Thermo-hydrodynamic performance and geyser boiling flows of a novel co-axial condensing heat pipe (CCHP) for low-grade green energy exploitations

Abstract

Due to their excellent heat transfer efficiency, two-phase closed thermosiphons (TPCTs) are essential for solar applications and the cooling of electronics. In this research, a novel coaxial condensing heat pipe (CCHP) was proposed, which has a more compact structure compared to traditional heat pipe, given the same volume and heat transfer area. Numerical modeling and experimental investigation were fully utilized to examine the influences of heat inputs, inclination angles, liquid filling ratios, and working mediums on the heat transmission properties of CCHP. The vapor-liquid flow phenomenon along with the thermal and mass transmission mechanism of CCHP under various operating conditions were explored.
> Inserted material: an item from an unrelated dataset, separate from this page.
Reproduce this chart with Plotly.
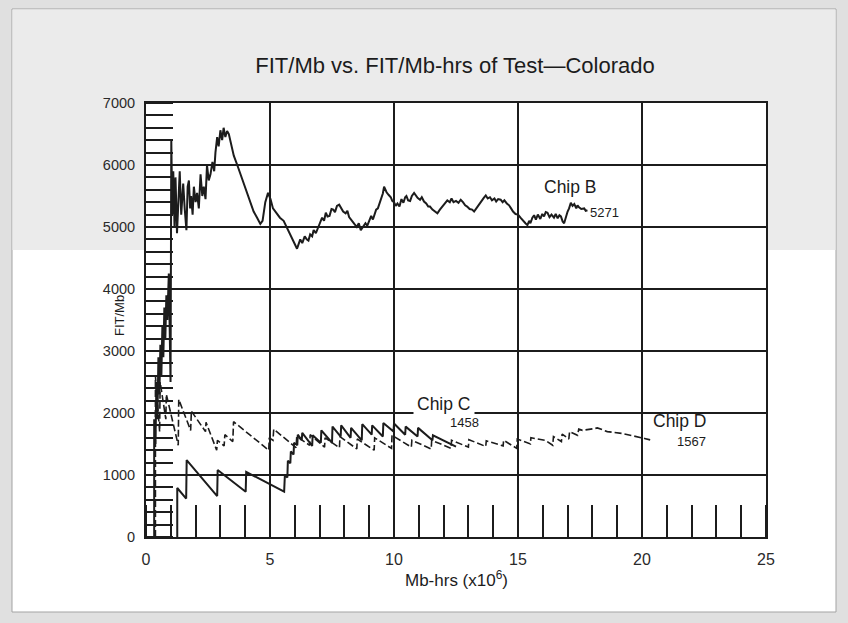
import plotly.graph_objects as go

# ---- data: cumulative FIT/Mb per chip vs. Mb-hrs (x10^6) ----
chip_b_x = [0.33, 0.33, 0.38, 0.42, 0.46, 0.50, 0.54, 0.58, 0.62, 0.66, 0.70, 0.74, 0.78, 0.82,
            0.86, 0.92, 0.99, 1.02, 1.06, 1.10, 1.15, 1.19, 1.25, 1.32, 1.36, 1.42, 1.50, 1.56,
            1.63, 1.68, 1.73, 1.78, 1.82, 1.88, 1.93, 2.00, 2.06, 2.13, 2.20, 2.27, 2.33, 2.40,
            2.46, 2.53, 2.60, 2.68, 2.75, 2.80, 2.87, 2.93, 3.00, 3.07, 3.13, 3.20, 3.27, 3.34,
            3.45, 3.54, 3.68, 3.81, 3.95, 4.08, 4.20, 4.34, 4.48, 4.61, 4.70, 4.81, 4.92, 5.02,
            5.12, 5.22, 5.40, 5.55, 5.72, 5.89, 6.00, 6.09,
            6.15, 6.22, 6.30, 6.40, 6.48, 6.55, 6.62, 6.70, 6.76, 6.85, 6.95, 7.02, 7.10, 7.18,
            7.25, 7.32, 7.40, 7.48, 7.55, 7.62, 7.70, 7.79, 7.87, 7.95, 8.05, 8.12, 8.19, 8.28,
            8.40, 8.50, 8.58, 8.66, 8.75, 8.85, 8.92, 9.00, 9.08, 9.15, 9.20, 9.28, 9.35, 9.42,
            9.50, 9.55, 9.60, 9.66, 9.70, 9.78, 9.87, 9.93, 10.00, 10.07, 10.14, 10.22, 10.30,
            10.38, 10.45, 10.50, 10.57, 10.65, 10.72, 10.81, 10.88, 10.95, 11.05, 11.12, 11.21,
            11.30, 11.38, 11.45, 11.55, 11.65, 11.75, 11.85, 11.95, 12.05, 12.15, 12.25, 12.32,
            12.40, 12.50, 12.60, 12.69, 12.78, 12.87, 12.95, 13.05, 13.15, 13.23, 13.32, 13.40,
            13.45, 13.55, 13.62, 13.70, 13.78, 13.87, 13.95, 14.05, 14.12, 14.20, 14.30, 14.38,
            14.45, 14.55, 14.64, 14.72, 14.80, 14.90, 15.00, 15.10, 15.20, 15.30, 15.38, 15.45,
            15.50, 15.58, 15.65, 15.72, 15.80, 15.90, 15.98, 16.05, 16.12, 16.19, 16.27, 16.35,
            16.45, 16.52, 16.60, 16.67, 16.73, 16.80, 16.86, 16.92, 17.00, 17.06, 17.13, 17.20,
            17.27, 17.35, 17.40, 17.45, 17.55, 17.67, 17.73, 17.80]
chip_b_y = [0, 1900, 1500, 2500, 1900, 2900, 2300, 3100, 2600, 3400, 2900, 3700, 3200, 3900,
            3500, 4250, 2500, 6400, 5200, 5900, 5000, 5800, 4900, 5400, 5900, 5200, 5700, 5300,
            4950, 5650, 5750, 5300, 5500, 5200, 5650, 5400, 5550, 5300, 5850, 5500, 5650, 5450,
            6000, 5750, 5850, 6050, 5900, 6200, 6450, 6300, 6560, 6400, 6600, 6450, 6550, 6500,
            6300, 6150, 6000, 5850, 5700, 5550, 5400, 5250, 5150, 5050, 5100, 5400, 5550, 5450,
            5300, 5250, 5150, 5100, 4950, 4800, 4700, 4650,
            4720, 4800, 4740, 4850, 4800, 4780, 4880, 4850, 4950, 4900, 5000, 5080, 5150, 5100,
            5230, 5170, 5180, 5290, 5280, 5240, 5340, 5360, 5300, 5250, 5220, 5260, 5160, 5120,
            5050, 5000, 5060, 4950, 5010, 5060, 5020, 5100, 5180, 5120, 5170, 5280, 5300, 5380,
            5450, 5540, 5650, 5590, 5560, 5520, 5480, 5420, 5400, 5340, 5380, 5330, 5450,
            5390, 5480, 5500, 5430, 5420, 5500, 5550, 5500, 5470, 5440, 5480, 5410,
            5380, 5330, 5330, 5280, 5250, 5220, 5280, 5330, 5380, 5430, 5400, 5460,
            5400, 5420, 5390, 5440, 5400, 5350, 5330, 5290, 5280, 5250, 5300, 5350,
            5380, 5430, 5470, 5510, 5460, 5480, 5430, 5460, 5410, 5450, 5440, 5400,
            5430, 5380, 5350, 5300, 5250, 5210, 5200, 5150, 5100, 5060, 5030, 5100,
            5060, 5150, 5190, 5120, 5200, 5130, 5210, 5170, 5240, 5230, 5160, 5200,
            5150, 5210, 5140, 5190, 5170, 5090, 5060, 5150, 5250, 5300, 5390, 5340,
            5370, 5300, 5350, 5320, 5290, 5300, 5260, 5271]

chip_c_x = [1.26, 1.26, 1.62, 1.64, 2.87, 2.89, 4.02, 4.04, 5.57, 5.60, 5.70, 5.72, 5.82, 5.84,
            5.95, 5.97, 6.10, 6.12, 6.28, 6.30, 6.70, 6.72, 7.05, 7.07, 7.50, 7.52, 7.85, 7.87,
            8.25, 8.27, 8.70, 8.72, 9.10, 9.12, 9.55, 9.57, 9.98, 10.00, 10.45, 10.47, 10.95,
            10.97, 11.55, 11.57, 12.50]
chip_c_y = [0, 790, 620, 1240, 660, 1080, 730, 1050, 730, 1000, 960, 1230, 1190, 1380,
            1330, 1520, 1480, 1650, 1560, 1680, 1470, 1640, 1520, 1720, 1520, 1780, 1620, 1800,
            1600, 1760, 1560, 1820, 1650, 1800, 1620, 1840, 1700, 1830, 1650, 1780, 1620,
            1760, 1560, 1640, 1458]

chip_d_x = [0.38, 0.38, 0.55, 0.57, 0.80, 0.82, 1.30, 1.32, 1.80, 1.83, 2.40, 2.42, 2.85, 2.88,
            3.15, 3.18, 3.50, 3.53, 4.95, 4.97, 5.12, 5.15, 6.05, 6.08, 6.60, 6.62, 7.20, 7.22,
            7.80, 7.82, 8.50, 8.52, 9.20, 9.22, 9.90, 9.92, 10.70, 10.72, 11.50, 11.52, 12.30,
            12.32, 13.00, 13.02, 13.70, 13.72, 14.40, 14.42, 14.95, 14.97, 15.50, 15.52, 16.10,
            16.40, 16.43, 16.75, 16.78, 17.05, 17.08, 17.40, 17.45, 17.60, 18.10, 18.20, 18.60,
            19.20, 20.10, 20.33]
chip_d_y = [0, 2600, 1700, 2500, 1900, 2300, 1480, 2220, 1720, 2030, 1700, 1850, 1400, 1560,
            1470, 1650, 1540, 1860, 1400, 1600, 1560, 1740, 1440, 1620, 1480, 1650, 1450, 1600,
            1440, 1620, 1420, 1580, 1400, 1600, 1430, 1640, 1450, 1560, 1420, 1560, 1430,
            1560, 1450, 1570, 1460, 1550, 1470, 1560, 1430, 1580, 1500, 1600, 1560,
            1480, 1620, 1540, 1660, 1580, 1700, 1640, 1740, 1720, 1750, 1760, 1700,
            1670, 1590, 1567]

x_tickvals = [0, 5, 10, 15, 20, 25]
y_tickvals = [0, 1000, 2000, 3000, 4000, 5000, 6000, 7000]

# ---- page geometry ----
W, H = 848, 623
ML, MR, MT, MB = 146, 82, 103, 86
PW, PH = W - ML - MR, H - MT - MB


def fx(px):
    return (px - ML) / PW


def fy(py):
    return (H - MB - py) / PH


INK = "#1c1c1c"
SANS = "Liberation Sans, Arial, Helvetica, sans-serif"

fig = go.Figure()
fig.add_trace(go.Scatter(x=chip_b_x, y=chip_b_y, mode="lines",
                         line=dict(color=INK, width=2), name="Chip B"))
fig.add_trace(go.Scatter(x=chip_c_x, y=chip_c_y, mode="lines",
                         line=dict(color=INK, width=2), name="Chip C"))
fig.add_trace(go.Scatter(x=chip_d_x, y=chip_d_y, mode="lines",
                         line=dict(color=INK, width=1.6, dash="7px,3px"), name="Chip D"))

# panel card with grey header band (kept outside the plotting area)
BAND = "#ebebeb"
shapes = [
    dict(type="rect", xref="paper", yref="paper", x0=fx(12), x1=fx(836), y0=fy(612), y1=fy(9),
         fillcolor="white", line=dict(color="#a3a3a3", width=1), layer="below"),
    dict(type="rect", xref="paper", yref="paper", x0=fx(12.5), x1=fx(835.5), y0=fy(MT), y1=fy(9.5),
         fillcolor=BAND, line=dict(width=0), layer="below"),
    dict(type="rect", xref="paper", yref="paper", x0=fx(12.5), x1=fx(ML), y0=fy(250), y1=fy(MT),
         fillcolor=BAND, line=dict(width=0), layer="below"),
    dict(type="rect", xref="paper", yref="paper", x0=fx(W - MR), x1=fx(835.5), y0=fy(250), y1=fy(MT),
         fillcolor=BAND, line=dict(width=0), layer="below"),
]

annotations = [
    dict(text="Chip B", x=17.1, y=5645, xref="x", yref="y", showarrow=False,
         font=dict(family=SANS, size=17.5, color=INK)),
    dict(text="5271", x=18.5, y=5240, xref="x", yref="y", showarrow=False,
         font=dict(family=SANS, size=13, color=INK)),
    dict(text="Chip C", x=12.0, y=2140, xref="x", yref="y", showarrow=False,
         bgcolor="white", borderpad=3,
         font=dict(family=SANS, size=17.5, color=INK)),
    dict(text="1458", x=12.83, y=1839, xref="x", yref="y", showarrow=False,
         font=dict(family=SANS, size=13, color=INK)),
    dict(text="Chip D", x=21.53, y=1870, xref="x", yref="y", showarrow=False,
         font=dict(family=SANS, size=17.5, color=INK)),
    dict(text="1567", x=21.98, y=1537, xref="x", yref="y", showarrow=False,
         font=dict(family=SANS, size=13, color=INK)),
    dict(text="FIT/Mb", x=fx(119), y=fy(316), xref="paper", yref="paper", showarrow=False,
         xanchor="center", yanchor="middle", textangle=-90,
         font=dict(family=SANS, size=13, color=INK)),
    dict(text="Mb-hrs (x10<sup>6</sup>)", x=fx(456), y=fy(579), xref="paper", yref="paper",
         xanchor="center", yanchor="middle",
         showarrow=False, font=dict(family=SANS, size=17, color=INK)),
]

axis_common = dict(
    showgrid=True, gridcolor=INK, gridwidth=1.6,
    showline=True, linecolor=INK, linewidth=2, mirror=True,
    ticks="", zeroline=False,
)

fig.update_layout(
    width=W, height=H,
    margin=dict(l=ML, r=MR, t=MT, b=MB),
    paper_bgcolor="#e0e0e0",
    plot_bgcolor="white",
    showlegend=False,
    shapes=shapes,
    annotations=annotations,
    title=dict(text="FIT/Mb vs. FIT/Mb-hrs of Test\u2014Colorado",
               x=455 / W, xref="container", xanchor="center",
               y=1 - 65 / H, yref="container", yanchor="middle",
               font=dict(family=SANS, size=22, color=INK)),
    xaxis=dict(range=[0, 25], tickvals=x_tickvals, ticklabelstandoff=7,
               tickfont=dict(family=SANS, size=16, color="#2a2a2a"),
               minor=dict(ticks="inside", dtick=1, ticklen=32, tickwidth=1.5,
                          tickcolor=INK, showgrid=False),
               **axis_common),
    yaxis=dict(range=[0, 7000], tickvals=y_tickvals, ticklabelstandoff=6,
               tickfont=dict(family=SANS, size=14.5, color="#2a2a2a"),
               minor=dict(ticks="inside", dtick=200, ticklen=27, tickwidth=1.5,
                          tickcolor=INK, showgrid=False),
               **axis_common),
)

fig.write_html("out.html")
Our findings demonstrated that CCHP exhibited optimal thermal transmission performance at the tilt angle of 60° when the filling rate is 50 % and the input power is 100 W, the minimum thermal resistance of CCHP is 0.284K/W. At the tilt angle of 60° and input power of 100 W, CCHP has the lowest thermal resistance of 0.267K/W. Besides, the utilization of ethanol as a working medium could simultaneously reduce the evaporator temperature and enhance the thermal properties of CCHP. Inside CCHP, "geyser boiling" phenomena was further observed. Our experimental findings and numerical ones agreed well for each other. This innovative heat pipe could be confident and robust applied in the solar energy collection and relevant heat transfer enhancement fields.